Each Sunday for the past 11 years Dave has made the trip from his home in Burnt Hills to SPORTIME in Schenectady to at first assist, and now lead the 20-week tennis program (he also directs the six-week outdoor tennis program that is held in the spring/summer).
The first half-hour of the program is dedicated to skill development where participants perform tennis related drills or play games designed to teach coordination and agility. Once they are warmed up, each player takes turns hitting balls over the net.
“We try to emphasize the basics such as forehands, backhands, and volleys,” says Dave. “The ultimate goal is get each athlete to the point where they can get on the court and rally a bit with a parent or friend. But the number one priority each week is to have fun.”
Judging from the smiles on the court and the feedback from parents, the program is accomplishing that and more. Jen, whose 15-year old son Andrew is in the program, says he is enjoying his first year playing tennis.
“Andrew is minimally verbal, and if there wasn’t a program like this, he would need one-on-one coaching,” says Jen. “Besides being extremely expensive, that method of learning means there is limited social interaction. Here there’s a nice mix of kids, and of course, the volunteers are great.”
One of those volunteers is Rory, who assisted the program for a number of years, and still helps out when she’s home from college. As someone who has an autistic brother, Rory understands the struggles faced by those with special needs and the positive impact sports can have in their lives. “They all go through rough patches,” she says. “But it’s great to see how activities like tennis can help them get through to the other side.”

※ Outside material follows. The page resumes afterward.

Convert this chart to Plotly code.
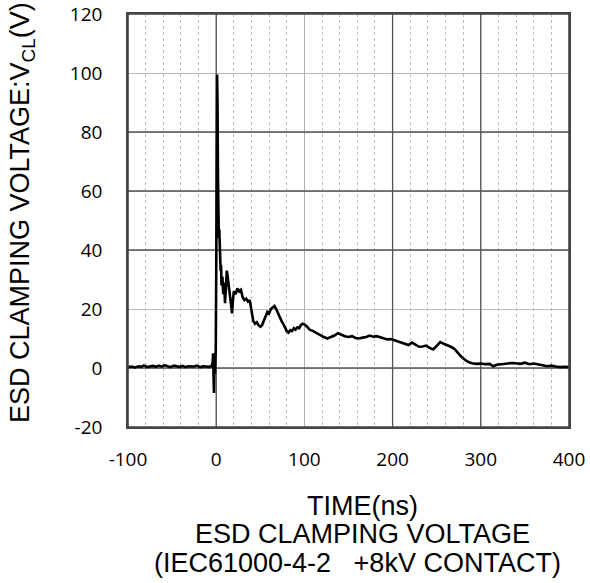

The tennis program also includes two participants who play using specially equipped wheelchairs that help them make the movements needed to maneuver around the court. One of those individuals is Maddie, a 15-year old with spina bifida who has been in the program for the past two years. Over that time, she has seen a dramatic improvement in her tennis skills which has opened her eyes to even bigger possibilities.
“Now that I can actually play, I’m thinking about trying out for the JV tennis team,” she says.
Helping her achieve that goal will be people like Jim Neal, a longtime tennis instructor and volunteer who works closely with the wheelchair athletes.
Jim is so passionate about helping wheelchair players succeed on the court that he has attended instructional conferences on the subject and even purchased his own wheelchair so he could “see the game from the players’ level.”
He sums up his teaching approach like this: “If you are faced with a challenge and want to play tennis, I’ll try to figure out a way for you to do it.”
It’s a philosophy that not only works well for tennis, but could really be the theme for any of the STRIDE programs.
Because if there is one thing synonymous with STRIDE, it’s the idea that when you take someone with a desire to achieve and surround them with the right people and resources, anything is possible.